I am responsible for this boy, aren’t I? I have brought him to the water and I’m forcing him to get wet. He has listened to my urging that it’s good to be lost. (Just as the tide urged me.) Get lost, get good and lost, I say. You can’t be found, unless first you’re lost. Is it best to say that, to seed not knowing? The experts say students are too impressionable. Your job is to help them mature. Not to overburden them. What do they do with the anguish they gain from being sent away to struggle with themselves? Max may wound himself. That’s true. But I want him to work out his messes alone: I trust that a deeply felt aloneness will help him discover what a dangerous loneliness is. Though I trust narrative as much as I do solitude, I suspect that a writing strategy cannot resolve questions as easily as I wish. We need something else, something that more clearly, more finally, mirrors the meaning of that first encounter with whatever has changed us.

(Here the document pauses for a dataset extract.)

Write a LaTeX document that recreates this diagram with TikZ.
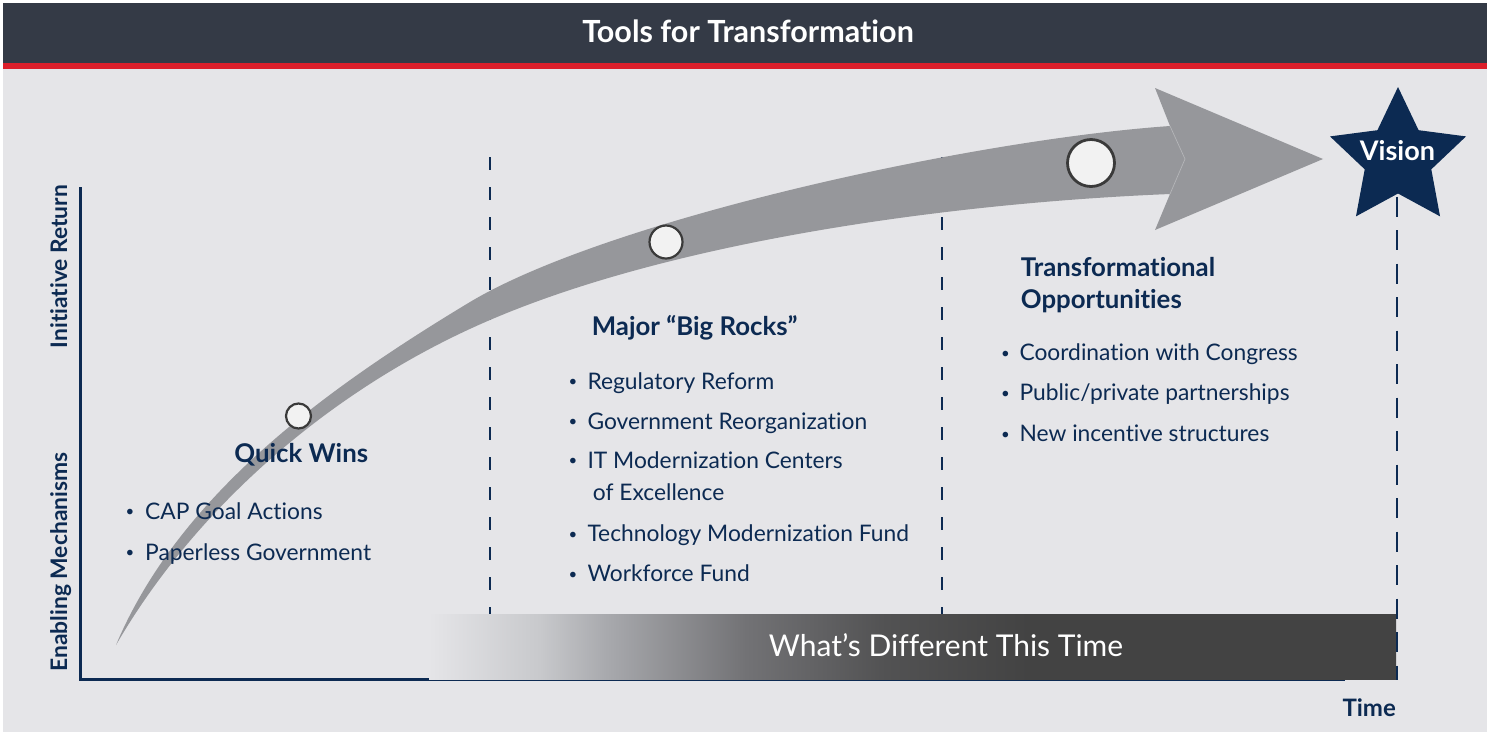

Wondering what that is, I feel secure, for the moment. Most all of knowing is not knowing. I tap it out on the glass door: knowing is not knowing, like a three-beat line of verse. You know what you don’t know. What I don’t know is the lure of the water, which pulls me down to find the rest of my story.

***

I stood for a long time on the Florida beach that morning, forgot the world and dissociated myself from everyone. Families arrived no doubt behind me, talked and tanned while I stood guard, an admiral on his watch, a Lief Erickson, or Lewis and Clark, taking communion by the sea when their journey ended at the northern Pacific shore. Oceans are for a journey’s end, I thought.

Eventually I awoke. I’m unsure what, but something snapped. I turned my head and saw mother still there, reading a magazine. It had only been thirty minutes, at the most. Unclaying my feet, I trudged back over the hot sand.

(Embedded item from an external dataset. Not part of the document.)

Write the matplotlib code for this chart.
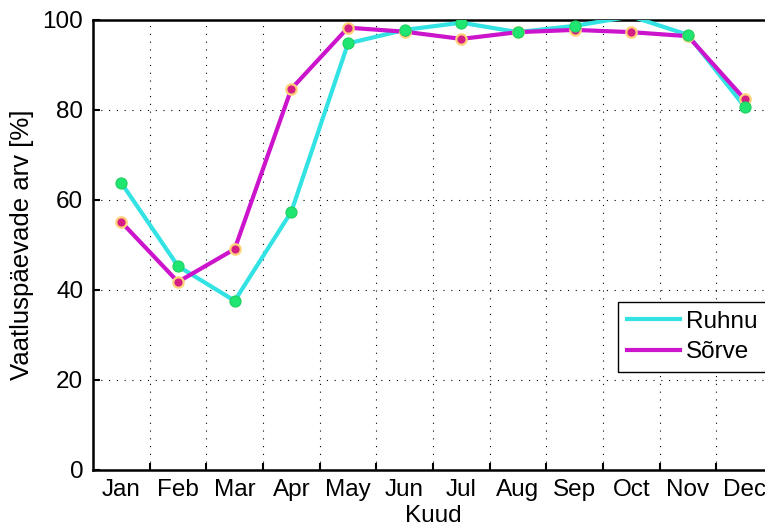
import matplotlib
matplotlib.use('Agg')
import matplotlib.pyplot as plt
import numpy as np

plt.rcParams['font.family'] = ['Liberation Sans', 'DejaVu Sans']

months = ['Jan', 'Feb', 'Mar', 'Apr', 'May', 'Jun',
          'Jul', 'Aug', 'Sep', 'Oct', 'Nov', 'Dec']
ruhnu = [63.8, 45.3, 37.6, 57.4, 94.8, 97.8, 99.4, 97.3, 98.7, 100.8, 96.7, 80.7]
sorve = [55.1, 41.8, 49.1, 84.7, 98.3, 97.4, 95.8, 97.3, 97.8, 97.3, 96.4, 82.4]

x = np.arange(1, len(months) + 1)
ruhnu = np.array(ruhnu)
sorve = np.array(sorve)

fig = plt.figure(figsize=(7.65, 5.3), dpi=100)
# axes run a little past the right edge of the figure
ax = fig.add_axes([93 / 765, 1 - 470 / 530, 680 / 765, 450 / 530])

ax.plot(x, ruhnu, color='#33e3e3', lw=3, label='Ruhnu', zorder=3)
ax.plot(x, sorve, color='#cc14cc', lw=3, label='Sõrve', zorder=3)

# markers only for points that fall inside the y range
inr = sorve <= 100
ax.plot(x[inr], sorve[inr], ls='none', marker='o', ms=7.5,
        mfc='#d41e86', mec='#ffd27a', mew=1.6, zorder=4)
inr = ruhnu <= 100
ax.plot(x[inr], ruhnu[inr], ls='none', marker='o', ms=8,
        mfc='#1ee670', mec='#1fcf60', mew=0.8, zorder=5)

ax.set_xlim(0.5, 12.5)
ax.set_ylim(0, 100)

ax.set_xticks(np.arange(1.5, 12, 1))
ax.set_xticklabels([])
ax.set_xticks(x, minor=True)
ax.set_xticklabels(months, minor=True)
ax.set_yticks([0, 20, 40, 60, 80, 100])

ax.tick_params(axis='x', which='major', direction='in', length=5, width=1.5)
ax.tick_params(axis='x', which='minor', length=0, pad=6.5, labelsize=17.5)
ax.tick_params(axis='y', direction='in', length=5, width=1.5, pad=7,
               labelsize=17.5)

ax.grid(True, which='major', color='black', lw=0.8, ls=(0, (1, 6)))

for s in ax.spines.values():
    s.set_linewidth(1.8)

ax.set_xlabel('Kuud', fontsize=17.5, labelpad=3)
ax.set_ylabel('Vaatluspäevade arv [%]', fontsize=18.5, labelpad=6)

leg = ax.legend(loc='upper left', bbox_to_anchor=(618 / 765, 1 - 302 / 530),
                bbox_transform=fig.transFigure, borderaxespad=0,
                fontsize=17.5, fancybox=False, framealpha=1, edgecolor='black',
                handlelength=2.2, handletextpad=0.25, labelspacing=0.35,
                borderpad=0.35)
leg.get_frame().set_linewidth(1.0)

fig.savefig('out.png', dpi=100)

“What were you doing out there, Tom, for the last hour?” she said.

“He stands there just as still as a statue,” said the woman who didn’t miss the snow, with the beautiful impassive daughter by her side. “That is quite a talent.”

I stood still--again--and said, “I was just watching.”

“For what?” said mother.

I shrugged—no reply. I reached for my bag and took out my book, but she suddenly sat up and began lecturing. She told me not only could I get burnt badly out there, but I should have excused myself. She was worried about me. She felt abandoned. She didn’t want to sit here by herself all day. This was our vacation, together. I was surprised by that word—together—and by her desire to rein me in. Usually, she kept her distance from my privacy. Which meant in a way she couldn’t acknowledge a great deal in me, certainly not my spiritual need. Had she asked why upon my return did I seem morose or melancholic or smitten (wasn’t it obvious?), I might have said I’m not, and she might have said oh yes you are, no one stands that rigid at the water’s edge without being in some psychic trouble or metaphysical angst or poetic stupor.

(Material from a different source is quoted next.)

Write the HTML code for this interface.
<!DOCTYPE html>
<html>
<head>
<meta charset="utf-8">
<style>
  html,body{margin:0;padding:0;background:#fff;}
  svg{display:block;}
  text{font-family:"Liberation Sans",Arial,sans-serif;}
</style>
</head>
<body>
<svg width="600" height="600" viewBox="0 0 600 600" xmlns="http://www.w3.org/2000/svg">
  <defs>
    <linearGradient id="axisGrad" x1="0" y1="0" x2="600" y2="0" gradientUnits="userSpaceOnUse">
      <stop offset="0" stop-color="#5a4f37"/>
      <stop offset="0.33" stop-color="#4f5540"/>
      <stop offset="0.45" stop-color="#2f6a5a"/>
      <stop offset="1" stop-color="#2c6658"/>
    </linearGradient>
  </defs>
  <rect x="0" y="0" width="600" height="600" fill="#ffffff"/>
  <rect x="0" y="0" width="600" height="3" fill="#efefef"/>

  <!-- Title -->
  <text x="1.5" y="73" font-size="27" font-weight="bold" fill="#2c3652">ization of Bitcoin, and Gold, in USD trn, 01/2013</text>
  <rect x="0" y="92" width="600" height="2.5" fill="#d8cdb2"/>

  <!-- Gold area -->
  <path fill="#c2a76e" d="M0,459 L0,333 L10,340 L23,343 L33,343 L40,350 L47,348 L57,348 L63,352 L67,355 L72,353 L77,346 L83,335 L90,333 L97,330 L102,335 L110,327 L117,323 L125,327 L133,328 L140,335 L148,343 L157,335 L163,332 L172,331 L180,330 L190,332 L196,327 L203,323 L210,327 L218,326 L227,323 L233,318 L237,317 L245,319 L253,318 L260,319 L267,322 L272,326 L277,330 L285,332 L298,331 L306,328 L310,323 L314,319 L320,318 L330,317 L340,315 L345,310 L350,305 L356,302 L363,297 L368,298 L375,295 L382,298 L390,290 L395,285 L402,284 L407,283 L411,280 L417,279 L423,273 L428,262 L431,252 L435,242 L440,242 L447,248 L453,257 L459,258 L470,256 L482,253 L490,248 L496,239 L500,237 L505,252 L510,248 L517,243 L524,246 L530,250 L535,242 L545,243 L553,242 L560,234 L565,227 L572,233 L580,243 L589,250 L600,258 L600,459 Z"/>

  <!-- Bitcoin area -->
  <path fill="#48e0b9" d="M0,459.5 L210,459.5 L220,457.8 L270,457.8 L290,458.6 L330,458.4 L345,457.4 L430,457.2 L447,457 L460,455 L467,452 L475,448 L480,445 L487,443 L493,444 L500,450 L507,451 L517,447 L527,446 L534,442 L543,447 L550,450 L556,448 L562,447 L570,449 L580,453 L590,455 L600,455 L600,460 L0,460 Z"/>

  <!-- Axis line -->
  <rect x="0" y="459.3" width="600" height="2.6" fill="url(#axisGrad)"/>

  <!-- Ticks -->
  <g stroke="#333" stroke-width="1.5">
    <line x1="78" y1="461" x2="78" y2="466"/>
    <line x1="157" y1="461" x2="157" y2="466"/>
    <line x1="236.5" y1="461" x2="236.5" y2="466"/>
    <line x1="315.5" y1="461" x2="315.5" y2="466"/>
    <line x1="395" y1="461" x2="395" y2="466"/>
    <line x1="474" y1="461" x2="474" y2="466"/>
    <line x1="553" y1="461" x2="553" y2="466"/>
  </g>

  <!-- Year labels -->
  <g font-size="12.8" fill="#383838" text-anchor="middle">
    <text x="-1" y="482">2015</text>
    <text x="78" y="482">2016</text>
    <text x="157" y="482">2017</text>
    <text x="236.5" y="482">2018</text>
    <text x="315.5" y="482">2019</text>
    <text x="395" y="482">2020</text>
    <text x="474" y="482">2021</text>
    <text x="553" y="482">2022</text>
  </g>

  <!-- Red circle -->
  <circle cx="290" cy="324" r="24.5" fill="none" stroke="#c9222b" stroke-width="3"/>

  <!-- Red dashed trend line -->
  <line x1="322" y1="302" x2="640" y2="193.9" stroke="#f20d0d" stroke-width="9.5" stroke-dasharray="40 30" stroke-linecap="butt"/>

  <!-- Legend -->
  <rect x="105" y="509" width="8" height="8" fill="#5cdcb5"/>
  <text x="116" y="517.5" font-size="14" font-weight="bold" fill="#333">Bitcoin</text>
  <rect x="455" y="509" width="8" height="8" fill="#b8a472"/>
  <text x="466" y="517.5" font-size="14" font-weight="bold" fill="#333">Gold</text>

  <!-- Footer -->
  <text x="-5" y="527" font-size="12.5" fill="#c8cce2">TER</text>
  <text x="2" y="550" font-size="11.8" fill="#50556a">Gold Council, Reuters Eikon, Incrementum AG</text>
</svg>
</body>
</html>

Moreover, I thought her reproach then was one more in an string of reproaches against my uniqueness. Appearances mean so much, she would say. Be mindful of them. People judge you even by the slightest things you do. The message was, don’t act too strange. No one will know your common virtues if you so isolate yourself. Yet that is precisely what I wanted, that is what my Emily-Dickinson-aboriginal moment at the shore taught me: The seriousness of the soul was expressed in isolation. She had no idea who I was. And for the rest of the morning I paid close attention to her not knowing who I was by keeping silent.

At the time I felt she was terribly insensitive. Then--years later--it struck me that it was I who was insensitive, not knowing. It never occurred to me that mother herself may have gone down once to the water, got lost, and returned, perhaps to the admonitions of her mother or father. Furthermore, there was a very subtle likeness, which I did not recognize then, between this woman, regaled in white, and the ocean: Both were calling me but for opposite reasons. My mother was drawing me away from the water because she knew just how easily it was drawing me away from her. To the water I was willing, begging, to be taken.

Now I know: My mother’s lecture gave my story an ending: she was the one who took me to the ocean, released me to my first bout with eternal time, and brought me back. Now it’s clear: Her limitation, which I bristled at then, meant eventually I would feel more deeply the deepest conflicts of being alive. One conflict, whose shores I bridged that day at the Atlantic, was between daily and eternal images of time. Another conflict, much harder to bridge, was between acquiring this knowledge free from human interaction and then struggling to hold onto it when I was drawn to people.

***

So now I know what I want to tell Max. Stay with the distance a while longer and there seek more of what’s unrevealed. Even though you are without me, you carry my influence because I have taken you there, pushed you under, and now insist you come back. I’m worried about you; it’s time you return. I’m not going to sit in this conference room all day by myself. Get your butt back here; you’ve got much more work to do. If anything is true, Max, it is knowing and not knowing this fact: That years of unconscious breathing with your story and its potential meaning must pass before you can understand your father’s hell. It has taken me years—the years of writing-not-knowing—to see that my mother set a limit on my freedom so I’d know the lure from the deep.

Finally I want Max to know, although it’s probably too soon for him to hear it, that every act of writing restages a similar play with its elements. Even though you don’t know where you’re going, the search for anything assumes that the thing you search for is already there, formed in dreams and images, from past and future, that which Marguerite Duras says “you’ve already done in the sleep of your life, in its organic rumination, unbeknown to you.” Water is the place where all life sleeps, where all life is being dreamed. By any means, go to the water. You can linger for a time and be drawn down on the sound of the deep. But you cannot stay. You can only hover and hunt like the sea gull, who hangs hungry in the coastal breezes just above the shore, cawing at human sentinels. Look there--a gull is harassing the boy to get to the water, to find what he dropped on the beach in low tide is washing its way back to him. And there--a gull is barking a warning. Get back, get back, you fool. You need a guide, a guide. Where did you come from? Where? Where?